Dave Goldiner, New York Daily News on

Published in Political News

One of the biggest downside for the candidate is that he’s had to divert millions in campaign funds to legal fees.

Smikle said Trump will attempt to use the prospect of a prison sentence to rally support from a wider swath of voters.

“He will seek to convince working-class white voters and even Black men that the system is rigged against him the way it’s rigged against them,” Smikle said.

But some analysts note that the very nature of a criminal trial puts Trump on the defensive and makes him appear powerless. That can be a huge liability for a candidate who has cultivated a tough-guy image and even compared himself to Al Capone, falsely saying he’s been indicted more times than the notorious mobster.

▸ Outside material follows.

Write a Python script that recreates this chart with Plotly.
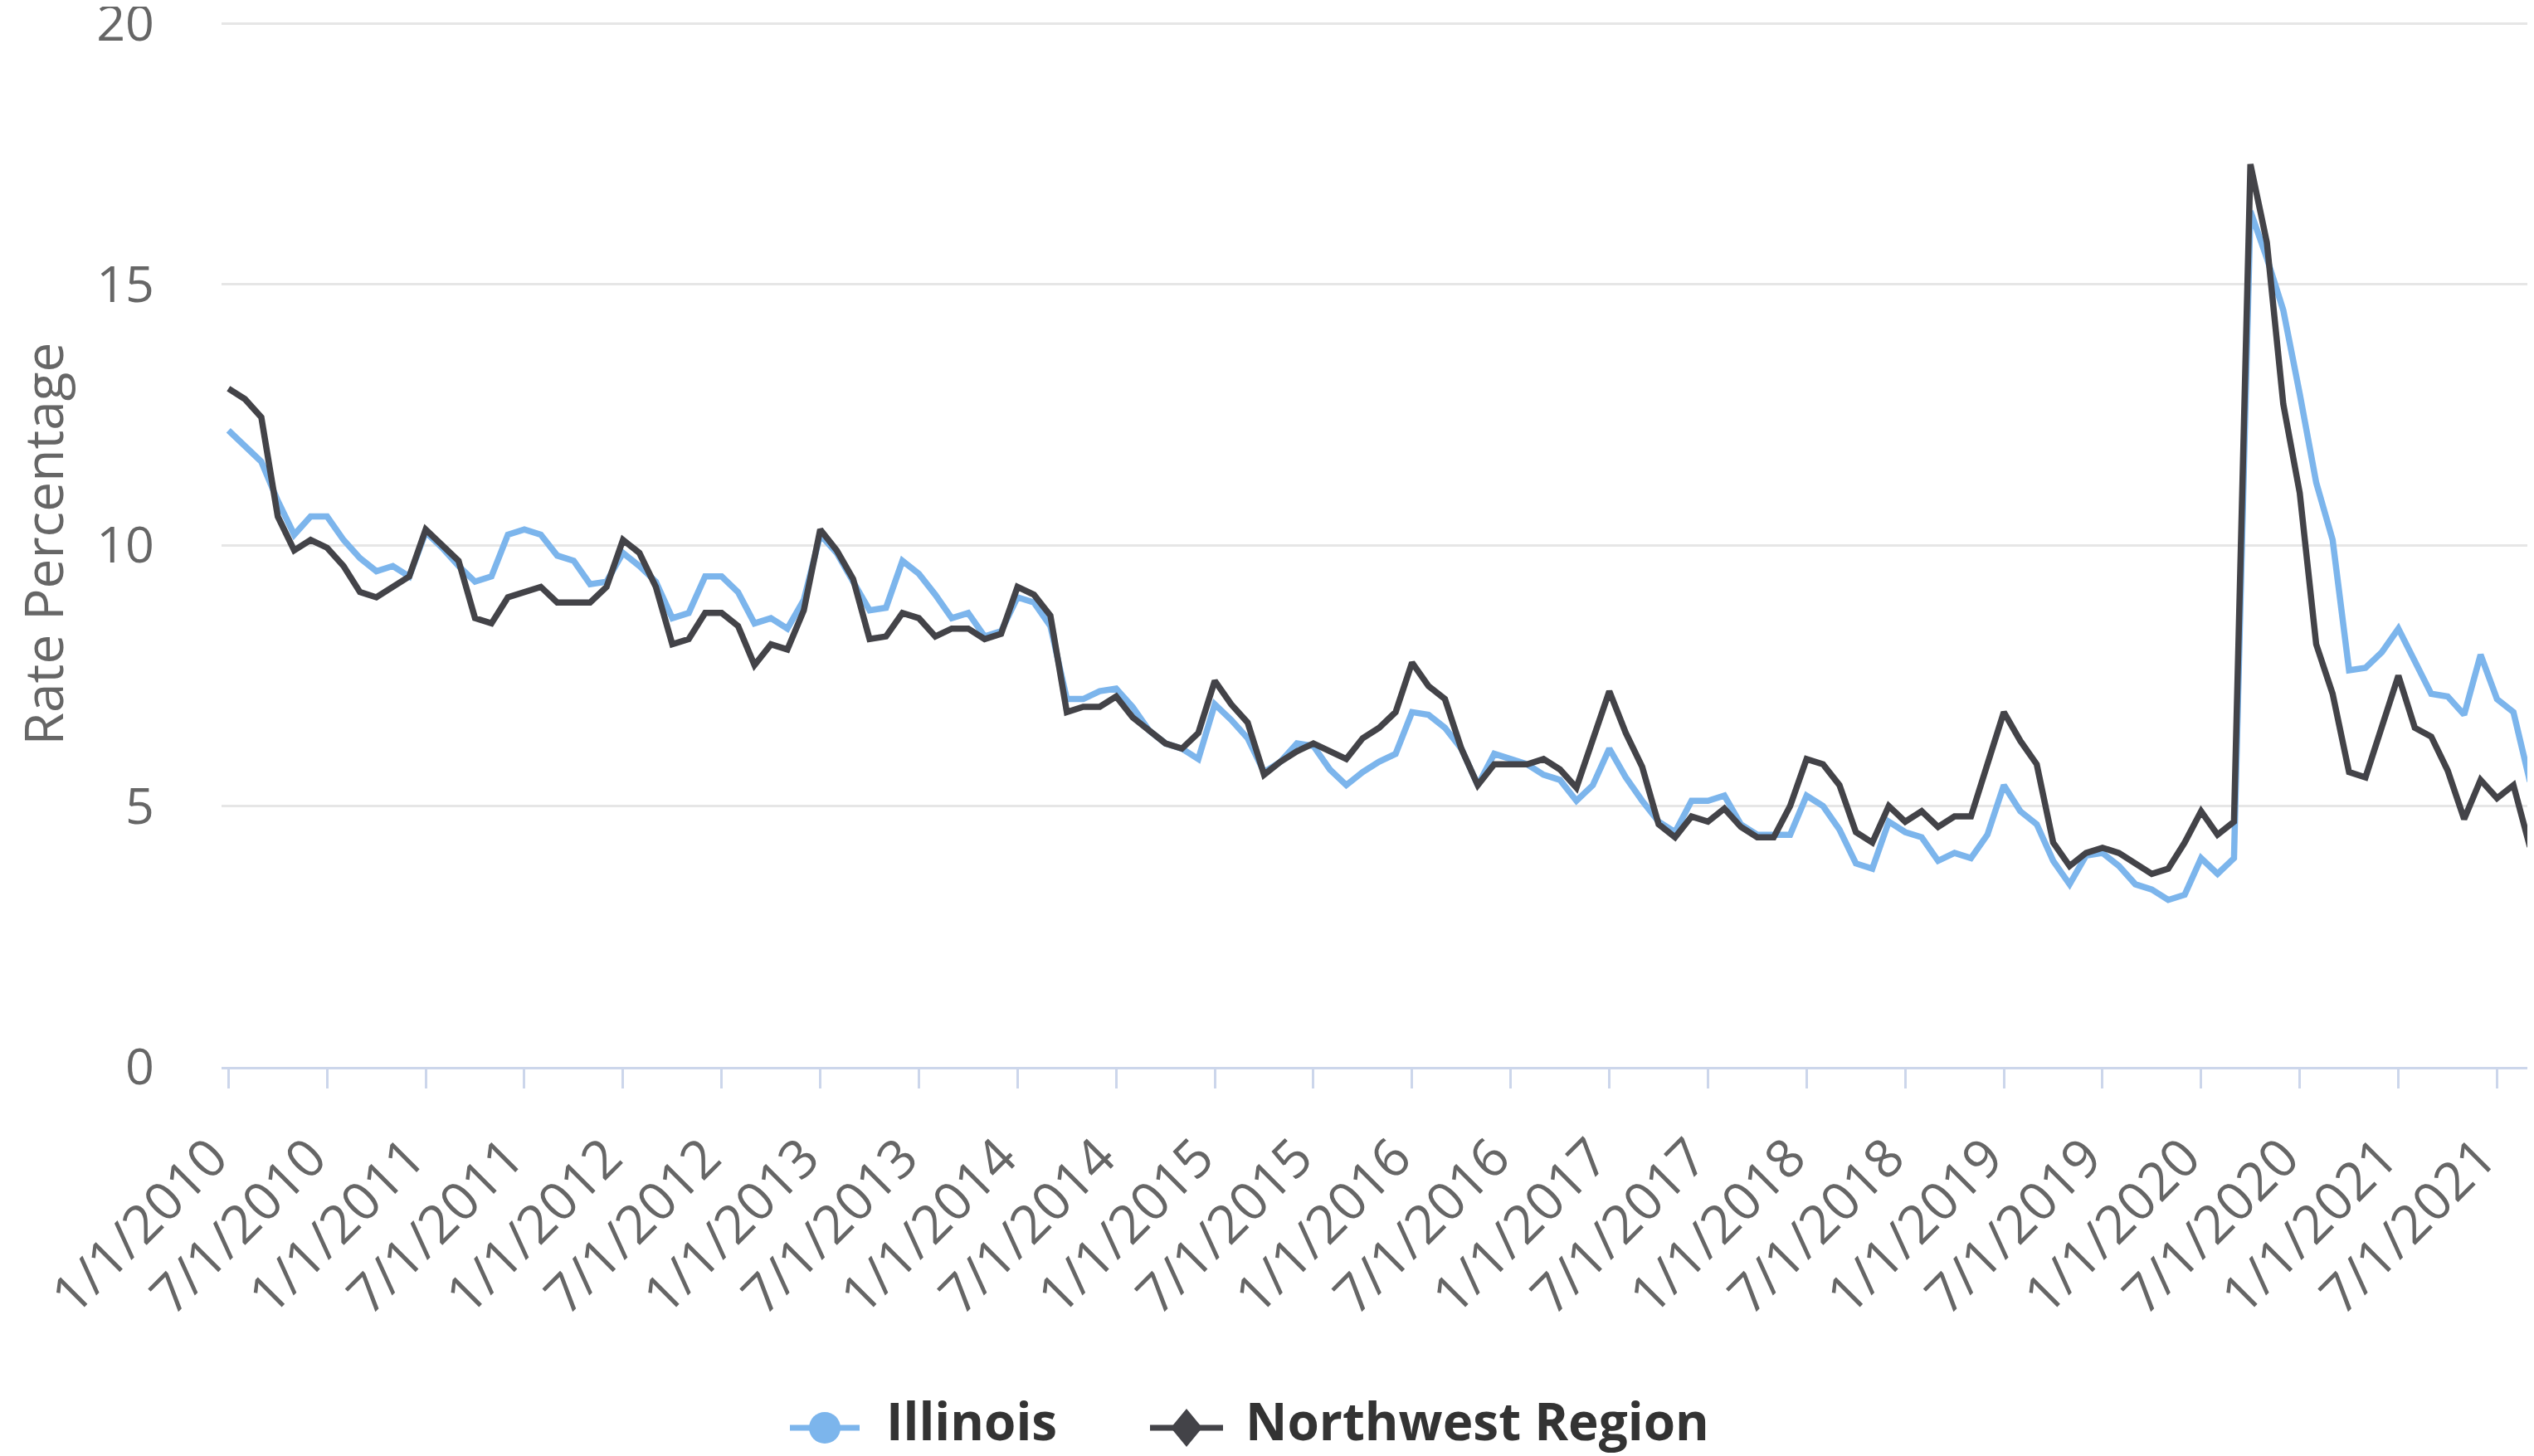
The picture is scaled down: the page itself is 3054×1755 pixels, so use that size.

“Trump wants to be talking about the issues that he wants to be talking about, like immigrants and inflation,” said Republican strategist Alex Conant. “Those are issues independent voters care about and they are the ones who are going to decide the election.”

New York prosecutors accuse Trump of falsifying business records to cover up payments to Daniels, Playboy model Karen McDougal and a doorman at Trump Tower to hide potentially damaging information during the 2016 election. They say the crimes, which would ordinarily be a misdemeanor, are felonies because they were carried out to help Trump commit other election-related crimes.

 

The case brought by Manhattan District Attorney Alvin Bragg marked the first indictment that Trump was hit with, so it’s perhaps unsurprising that it’s the first case to go to trial.

But legal analysts broadly agree it is the least consequential of the criminal cases.

After all, it involves actions taken mostly before Trump became president eight years ago. Unlike the Georgia case and Special Counsel Jack Smith’s federal election interference case, the Manhattan trial will not touch on the ex-president’s efforts to overturn the results of an election he lost.

The Manhattan case doesn’t directly affect national security like the federal case accusing him of taking classified documents with him after leaving the White House, either.